[BEGIN SUPPLIED DATA]

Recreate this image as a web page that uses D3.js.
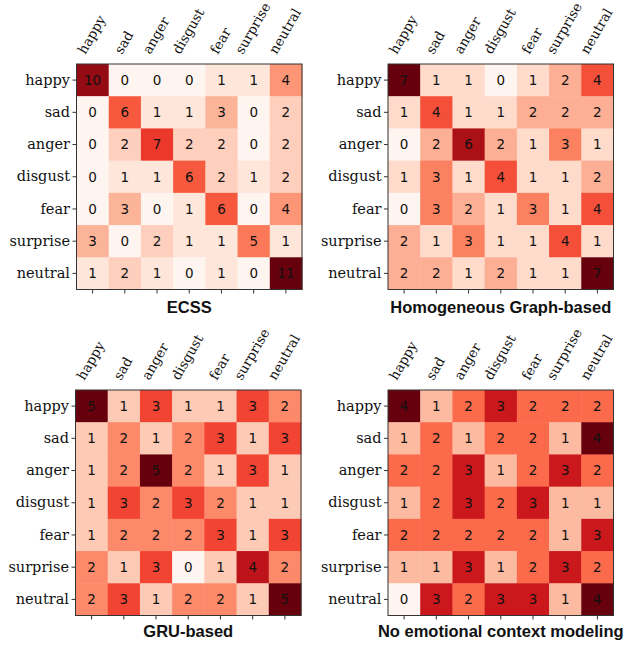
<!DOCTYPE html>
<html>
<head>
<meta charset="utf-8">
<script src="https://cdn.jsdelivr.net/npm/d3@7"></script>
<style>
  body { margin: 0; background: #fff; }
  .tick text { fill: #111; }
</style>
</head>
<body>
<div id="chart-area"></div>
<script>
// Data
const emotions = ["happy", "sad", "anger", "disgust", "fear", "surprise", "neutral"];

const ecss = [
    [10, 0, 0, 0, 1, 1, 4],
    [0, 6, 1, 1, 3, 0, 2],
    [0, 2, 7, 2, 2, 0, 2],
    [0, 1, 1, 6, 2, 1, 2],
    [0, 3, 0, 1, 6, 0, 4],
    [3, 0, 2, 1, 1, 5, 1],
    [1, 2, 1, 0, 1, 0, 11]
];

const homoGraph = [
    [7, 1, 1, 0, 1, 2, 4],
    [1, 4, 1, 1, 2, 2, 2],
    [0, 2, 6, 2, 1, 3, 1],
    [1, 3, 1, 4, 1, 1, 2],
    [0, 3, 2, 1, 3, 1, 4],
    [2, 1, 3, 1, 1, 4, 1],
    [2, 2, 1, 2, 1, 1, 7]
];

const gruBased = [
    [5, 1, 3, 1, 1, 3, 2],
    [1, 2, 1, 2, 3, 1, 3],
    [1, 2, 5, 2, 1, 3, 1],
    [1, 3, 2, 3, 2, 1, 1],
    [1, 2, 2, 2, 3, 1, 3],
    [2, 1, 3, 0, 1, 4, 2],
    [2, 3, 1, 2, 2, 1, 5]
];

const noContext = [
    [4, 1, 2, 3, 2, 2, 2],
    [1, 2, 1, 2, 2, 1, 4],
    [2, 2, 3, 1, 2, 3, 2],
    [1, 2, 3, 2, 3, 1, 1],
    [2, 2, 2, 2, 2, 1, 3],
    [1, 1, 3, 1, 2, 3, 2],
    [0, 3, 2, 3, 3, 1, 4]
];

const titles = ["ECSS", "Homogeneous Graph-based", "GRU-based", "No emotional context modeling"];
const matrices = [ecss, homoGraph, gruBased, noContext];

/* SVG */
const svg = d3.select("#chart-area")
    .append("svg")
    .attr("width", 627)
    .attr("height", 647);

// panel layout (plot area of each matrix)
const panels = [
    { left: 76.5, top: 64, titleY: 313 },
    { left: 388, top: 64, titleY: 313 },
    { left: 75.5, top: 390, titleY: 637 },
    { left: 388, top: 390, titleY: 637 }
];
const size = 225.5;
const labelFs = 14.5;
const topFs = 13.5;

matrices.forEach((m, i) => drawMatrix(panels[i], m, titles[i]));

function drawMatrix(p, matrix, title) {
    const g = svg.append("g")
        .attr("transform", `translate(${p.left}, ${p.top})`);

    const x = d3.scaleBand().domain(emotions).range([0, size]);
    const y = d3.scaleBand().domain(emotions).range([0, size]);

    const flat = matrix.flat();
    const lo = d3.min(flat), hi = d3.max(flat);
    const reds = d3.schemeReds[9];
    const color = d3.scaleLinear()
        .domain(reds.map((c, k) => lo + (hi - lo) * k / (reds.length - 1)))
        .range(reds)
        .interpolate(d3.interpolateRgb);

    const cells = [];
    matrix.forEach((row, r) => row.forEach((v, c) => cells.push({ r: emotions[r], c: emotions[c], v })));

    /* Cells */
    g.selectAll("rect.cell")
        .data(cells)
        .join("rect")
        .attr("class", "cell")
        .attr("x", d => x(d.c))
        .attr("y", d => y(d.r))
        .attr("width", x.bandwidth() + 0.5)
        .attr("height", y.bandwidth() + 0.5)
        .attr("fill", d => color(d.v));

    g.selectAll("text.val")
        .data(cells)
        .join("text")
        .attr("class", "val")
        .attr("x", d => x(d.c) + x.bandwidth() / 2)
        .attr("y", d => y(d.r) + y.bandwidth() / 2)
        .attr("dy", "0.36em")
        .attr("text-anchor", "middle")
        .attr("font-family", "DejaVu Sans")
        .attr("font-size", 13.5)
        .attr("fill", "#111")
        .text(d => d.v);

    /* Axis */
    const yAxis = g.append("g")
        .call(d3.axisLeft(y).tickSize(4).tickPadding(2.5));
    yAxis.select(".domain").remove();
    yAxis.selectAll("text")
        .attr("font-family", "DejaVu Serif")
        .attr("font-size", labelFs);

    const xAxis = g.append("g")
        .attr("transform", `translate(0,${size})`)
        .call(d3.axisBottom(x).tickSize(4).tickFormat(""));
    xAxis.select(".domain").remove();

    // rotated labels on top
    const a = 0.76 * topFs, dsc = 0.23 * topFs;
    const topAxis = g.append("g")
        .call(d3.axisTop(x).tickSize(0));
    topAxis.select(".domain").remove();
    topAxis.selectAll("text")
        .attr("font-family", "DejaVu Serif")
        .attr("font-size", topFs)
        .attr("text-anchor", "start")
        .attr("dy", null)
        .attr("y", 0)
        .attr("transform", function () {
            const w = this.getComputedTextLength();
            const ax = -(0.5 * w + 0.866 * (dsc - a)) / 2;
            return `translate(${ax},-9) rotate(-60)`;
        });

    g.selectAll(".tick line").attr("stroke", "#333");

    /* Frame */
    g.append("rect")
        .attr("width", size)
        .attr("height", size)
        .attr("fill", "none")
        .attr("stroke", "#333")
        .attr("stroke-width", 1);

    /* Title */
    svg.append("text")
        .attr("x", p.left + size / 2)
        .attr("y", p.titleY)
        .attr("text-anchor", "middle")
        .attr("font-family", "Liberation Sans, Arial, sans-serif")
        .attr("font-weight", "bold")
        .attr("font-size", 16.5)
        .attr("fill", "#111")
        .text(title);
}
</script>
</body>
</html>
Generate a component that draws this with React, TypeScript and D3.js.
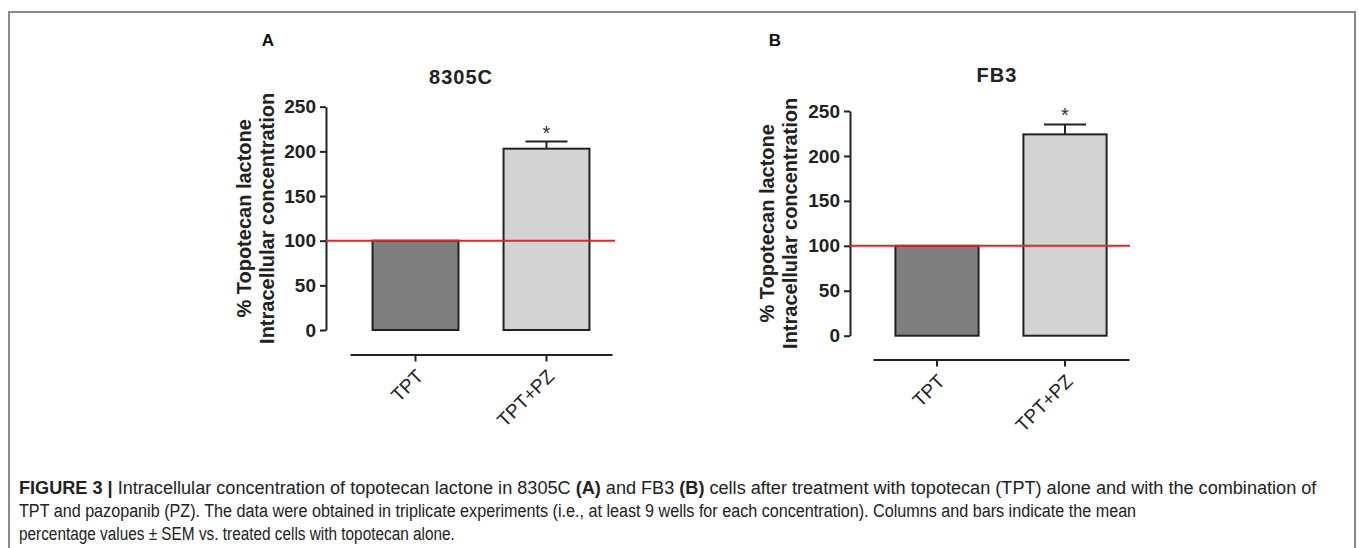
import React, { useRef, useEffect } from 'react';
import * as d3 from 'd3';

// data
const categories = ['TPT', 'TPT+PZ'];
const panelNames = ['8305C', 'FB3'];
const panelLetters = ['A', 'B'];
const mean8305C = [100, 203];
const sem8305C = [0, 8];
const meanFB3 = [100, 224];
const semFB3 = [0, 11];
const yTicks = [0, 50, 100, 150, 200, 250];
const referenceLevel = 100;
const significance = ['', '*'];

const captionLines = [
  [
    { t: 'FIGURE 3 | ', b: true },
    { t: 'Intracellular concentration of topotecan lactone in 8305C ', b: false },
    { t: '(A)', b: true },
    { t: ' and FB3 ', b: false },
    { t: '(B)', b: true },
    { t: ' cells after treatment with topotecan (TPT) alone and with the combination of', b: false },
  ],
  [{ t: 'TPT and pazopanib (PZ). The data were obtained in triplicate experiments (i.e., at least 9 wells for each concentration). Columns and bars indicate the mean', b: false }],
  [{ t: 'percentage values \u00b1 SEM vs. treated cells with topotecan alone.', b: false }],
];

// layout of the two panels (pixels)
const layouts = [
  { yAxisX: 326, yTop: 106.7, yBottom: 330, xLeft: 350, xRight: 612, xAxisY: 354.5, pad: 0.344,
    titleX: 461, titleY: 84, letterX: 268, title1X: 251, title2X: 274, refEnd: 615 },
  { yAxisX: 850, yTop: 111, yBottom: 335.7, xLeft: 873, xRight: 1129, xAxisY: 359.5, pad: 0.35,
    titleX: 997, titleY: 82, letterX: 775, title1X: 774, title2X: 797, refEnd: 1130 },
];

const FONT = '"Liberation Sans", Arial, sans-serif';

const App = () => {
  const svgRef = useRef<SVGSVGElement>(null);

  useEffect(() => {
    const svg = d3.select(svgRef.current);
    svg.selectAll('*').remove();

    svg.append('rect')
      .attr('x', 9).attr('y', 12)
      .attr('width', 1346).attr('height', 600)
      .attr('fill', 'none')
      .attr('stroke', '#8a8a8a')
      .attr('stroke-width', 2);

    const series = [
      { mean: mean8305C, sem: sem8305C },
      { mean: meanFB3, sem: semFB3 },
    ];

    series.forEach((s, i) => {
      const L = layouts[i];
      const g = svg.append('g').attr('font-family', FONT);

      const y = d3.scaleLinear().domain([0, 250]).range([L.yBottom, L.yTop]);
      const x = d3.scaleBand<string>()
        .domain(categories)
        .range([L.xLeft, L.xRight])
        .paddingInner(L.pad)
        .paddingOuter(L.pad / 2);

      // y axis
      const ya = g.append('g')
        .attr('transform', `translate(${L.yAxisX},0)`)
        .call(d3.axisLeft(y).tickValues(yTicks).tickSize(6).tickSizeOuter(0).tickPadding(4));
      ya.select('.domain').attr('stroke', '#222').attr('stroke-width', 2);
      ya.selectAll('.tick line').attr('stroke', '#222').attr('stroke-width', 2);
      ya.selectAll('.tick text')
        .attr('font-family', FONT)
        .attr('font-size', 19)
        .attr('font-weight', 'bold')
        .attr('fill', '#222');

      // bars
      g.selectAll('.bar')
        .data(categories)
        .enter().append('rect')
        .attr('x', d => x(d)!)
        .attr('y', (d, j) => y(s.mean[j]))
        .attr('width', x.bandwidth())
        .attr('height', (d, j) => y(0) - y(s.mean[j]))
        .attr('fill', (d, j) => (j === 0 ? '#7f7f7f' : '#d3d3d3'))
        .attr('stroke', '#222')
        .attr('stroke-width', 2);

      // error bars (upper half only)
      const withErr = categories.map((c, j) => ({ c, m: s.mean[j], e: s.sem[j], sig: significance[j] }))
        .filter(d => d.e > 0);
      withErr.forEach(d => {
        const cx = x(d.c)! + x.bandwidth() / 2;
        g.append('line')
          .attr('x1', cx).attr('x2', cx)
          .attr('y1', y(d.m)).attr('y2', y(d.m + d.e))
          .attr('stroke', '#222').attr('stroke-width', 2);
        g.append('line')
          .attr('x1', cx - 21).attr('x2', cx + 21)
          .attr('y1', y(d.m + d.e)).attr('y2', y(d.m + d.e))
          .attr('stroke', '#222').attr('stroke-width', 2);
        g.append('text')
          .attr('x', cx).attr('y', y(d.m + d.e) - 2)
          .attr('text-anchor', 'middle')
          .attr('font-size', 20)
          .attr('fill', '#333')
          .text(d.sig);
      });

      // reference line at 100 %
      g.append('line')
        .attr('x1', L.yAxisX).attr('x2', L.refEnd)
        .attr('y1', y(referenceLevel)).attr('y2', y(referenceLevel))
        .attr('stroke', '#e8222a').attr('stroke-width', 2);

      // x axis
      const xa = g.append('g')
        .attr('transform', `translate(0,${L.xAxisY})`)
        .call(d3.axisBottom(x).tickSize(7).tickSizeOuter(0));
      xa.select('.domain').attr('stroke', '#222').attr('stroke-width', 2);
      xa.selectAll('.tick line').attr('stroke', '#222').attr('stroke-width', 2);
      xa.selectAll('.tick text')
        .attr('font-family', FONT)
        .attr('font-size', 19)
        .attr('fill', '#222')
        .attr('text-anchor', 'end')
        .attr('x', 0).attr('y', 0).attr('dy', 0)
        .attr('transform', 'translate(9,23) rotate(-45)');

      // y axis title
      const cy = (L.yTop + L.yBottom) / 2;
      [['% Topotecan lactone', L.title1X], ['Intracellular concentration', L.title2X]].forEach(([t, tx]) => {
        g.append('text')
          .attr('transform', `translate(${tx},${cy}) rotate(-90)`)
          .attr('text-anchor', 'middle')
          .attr('font-size', 20)
          .attr('font-weight', 'bold')
          .attr('fill', '#222')
          .text(t as string);
      });

      // panel title & letter
      g.append('text')
        .attr('x', L.titleX).attr('y', L.titleY)
        .attr('text-anchor', 'middle')
        .attr('font-size', 20)
        .attr('font-weight', 'bold')
        .attr('letter-spacing', 1)
        .attr('fill', '#222')
        .text(panelNames[i]);
      g.append('text')
        .attr('x', L.letterX).attr('y', 46)
        .attr('text-anchor', 'middle')
        .attr('font-size', 17)
        .attr('font-weight', 'bold')
        .attr('fill', '#111')
        .text(panelLetters[i]);
    });

    // caption: condensed look by squeezing each line horizontally
    const widths = [1299, 1118, 436];
    captionLines.forEach((parts, k) => {
      const t = svg.append('text')
        .attr('x', 0).attr('y', 0)
        .attr('font-family', FONT)
        .attr('font-size', 19)
        .attr('fill', '#222');
      parts.forEach(p => {
        t.append('tspan').attr('font-weight', p.b ? 'bold' : 'normal').text(p.t);
      });
      const len = (t.node() as SVGTextElement).getComputedTextLength() || widths[k];
      t.attr('transform', `translate(19,${494 + k * 23}) scale(${widths[k] / len},1)`);
    });
  }, []);

  return (
    <svg ref={svgRef} width={1359} height={548}
      style={{ position: 'absolute', left: 0, top: 0, background: '#fff' }} />
  );
};

export default App;
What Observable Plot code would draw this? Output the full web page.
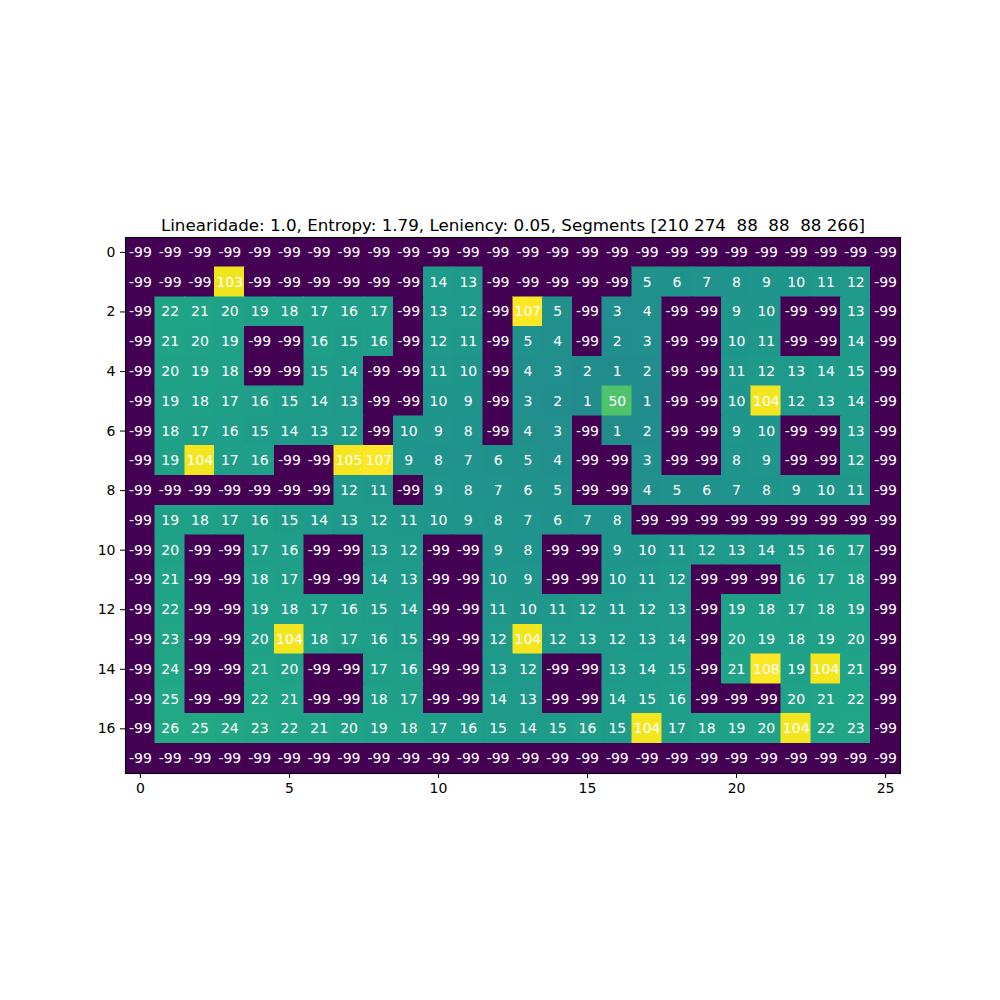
<!DOCTYPE html>
<html>
<head>
<meta charset="utf-8">
<script src="https://cdn.jsdelivr.net/npm/d3@7"></script>
<script src="https://cdn.jsdelivr.net/npm/@observablehq/plot@0.6"></script>
<style>
  html, body { margin: 0; padding: 0; background: #fff; }
  #chart { width: 1000px; height: 1000px; }
</style>
</head>
<body>
<div id="chart"></div>
<script>
const title = "Linearidade: 1.0, Entropy: 1.79, Leniency: 0.05, Segments [210 274  88  88  88 266]";
const xTicks = [0, 5, 10, 15, 20, 25];
const yTicks = [0, 2, 4, 6, 8, 10, 12, 14, 16];
const grid = [
  [-99,-99,-99,-99,-99,-99,-99,-99,-99,-99,-99,-99,-99,-99,-99,-99,-99,-99,-99,-99,-99,-99,-99,-99,-99,-99],
  [-99,-99,-99,103,-99,-99,-99,-99,-99,-99,14,13,-99,-99,-99,-99,-99,5,6,7,8,9,10,11,12,-99],
  [-99,22,21,20,19,18,17,16,17,-99,13,12,-99,107,5,-99,3,4,-99,-99,9,10,-99,-99,13,-99],
  [-99,21,20,19,-99,-99,16,15,16,-99,12,11,-99,5,4,-99,2,3,-99,-99,10,11,-99,-99,14,-99],
  [-99,20,19,18,-99,-99,15,14,-99,-99,11,10,-99,4,3,2,1,2,-99,-99,11,12,13,14,15,-99],
  [-99,19,18,17,16,15,14,13,-99,-99,10,9,-99,3,2,1,50,1,-99,-99,10,104,12,13,14,-99],
  [-99,18,17,16,15,14,13,12,-99,10,9,8,-99,4,3,-99,1,2,-99,-99,9,10,-99,-99,13,-99],
  [-99,19,104,17,16,-99,-99,105,107,9,8,7,6,5,4,-99,-99,3,-99,-99,8,9,-99,-99,12,-99],
  [-99,-99,-99,-99,-99,-99,-99,12,11,-99,9,8,7,6,5,-99,-99,4,5,6,7,8,9,10,11,-99],
  [-99,19,18,17,16,15,14,13,12,11,10,9,8,7,6,7,8,-99,-99,-99,-99,-99,-99,-99,-99,-99],
  [-99,20,-99,-99,17,16,-99,-99,13,12,-99,-99,9,8,-99,-99,9,10,11,12,13,14,15,16,17,-99],
  [-99,21,-99,-99,18,17,-99,-99,14,13,-99,-99,10,9,-99,-99,10,11,12,-99,-99,-99,16,17,18,-99],
  [-99,22,-99,-99,19,18,17,16,15,14,-99,-99,11,10,11,12,11,12,13,-99,19,18,17,18,19,-99],
  [-99,23,-99,-99,20,104,18,17,16,15,-99,-99,12,104,12,13,12,13,14,-99,20,19,18,19,20,-99],
  [-99,24,-99,-99,21,20,-99,-99,17,16,-99,-99,13,12,-99,-99,13,14,15,-99,21,108,19,104,21,-99],
  [-99,25,-99,-99,22,21,-99,-99,18,17,-99,-99,14,13,-99,-99,14,15,16,-99,-99,-99,20,21,22,-99],
  [-99,26,25,24,23,22,21,20,19,18,17,16,15,14,15,16,15,104,17,18,19,20,104,22,23,-99],
  [-99,-99,-99,-99,-99,-99,-99,-99,-99,-99,-99,-99,-99,-99,-99,-99,-99,-99,-99,-99,-99,-99,-99,-99,-99,-99]
];

const cells = [];
grid.forEach((row, r) => row.forEach((v, c) => cells.push({row: r, col: c, v})));
const nRows = grid.length, nCols = grid[0].length;
const vMin = d3.min(cells, d => d.v), vMax = d3.max(cells, d => d.v);

const chart = Plot.plot({
  width: 1000,
  height: 1000,
  marginLeft: 125,
  marginRight: 100,
  marginTop: 237,
  marginBottom: 227,
  style: {fontFamily: "DejaVu Sans", fontSize: "14px", background: "white", color: "black"},
  x: {domain: [-0.5, nCols - 0.5], ticks: xTicks, label: null},
  y: {domain: [nRows - 0.5, -0.5], ticks: yTicks, label: null},
  color: {type: "linear", scheme: "viridis", domain: [vMin, vMax]},
  marks: [
    Plot.rect(cells, {
      x1: d => d.col - 0.5, x2: d => d.col + 0.5,
      y1: d => d.row - 0.5, y2: d => d.row + 0.5,
      fill: "v", inset: 0, shapeRendering: "crispEdges", stroke: "v", strokeWidth: 0.5
    }),
    Plot.text(cells, {x: "col", y: "row", text: d => String(d.v), fill: "white", fontSize: 14}),
    Plot.frame({stroke: "black", strokeWidth: 1.1}),
    Plot.axisX({ticks: xTicks, tickSize: 5, tickPadding: 5, fontSize: 14, label: null, tickFormat: d => String(d)}),
    Plot.axisY({ticks: yTicks, tickSize: 5, tickPadding: 5, fontSize: 14, label: null, tickFormat: d => String(d)}),
    Plot.text([title], {frameAnchor: "top", lineAnchor: "bottom", dy: -7, fontSize: 16.7, fill: "black", text: d => d})
  ]
});
document.getElementById("chart").appendChild(chart);
</script>
</body>
</html>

[END SUPPLIED DATA]

*AIM OF THE TASK*
Of the lines above, copy only those from the one holding "Generate a component" to the one holding "const significance = ['', '*'];", both included, and exclude every image.

*COMPLETED TASK*
Generate a component that draws this with React, TypeScript and D3.js.
import React, { useRef, useEffect } from 'react';
import * as d3 from 'd3';

// data
const categories = ['TPT', 'TPT+PZ'];
const panelNames = ['8305C', 'FB3'];
const panelLetters = ['A', 'B'];
const mean8305C = [100, 203];
const sem8305C = [0, 8];
const meanFB3 = [100, 224];
const semFB3 = [0, 11];
const yTicks = [0, 50, 100, 150, 200, 250];
const referenceLevel = 100;
const significance = ['', '*'];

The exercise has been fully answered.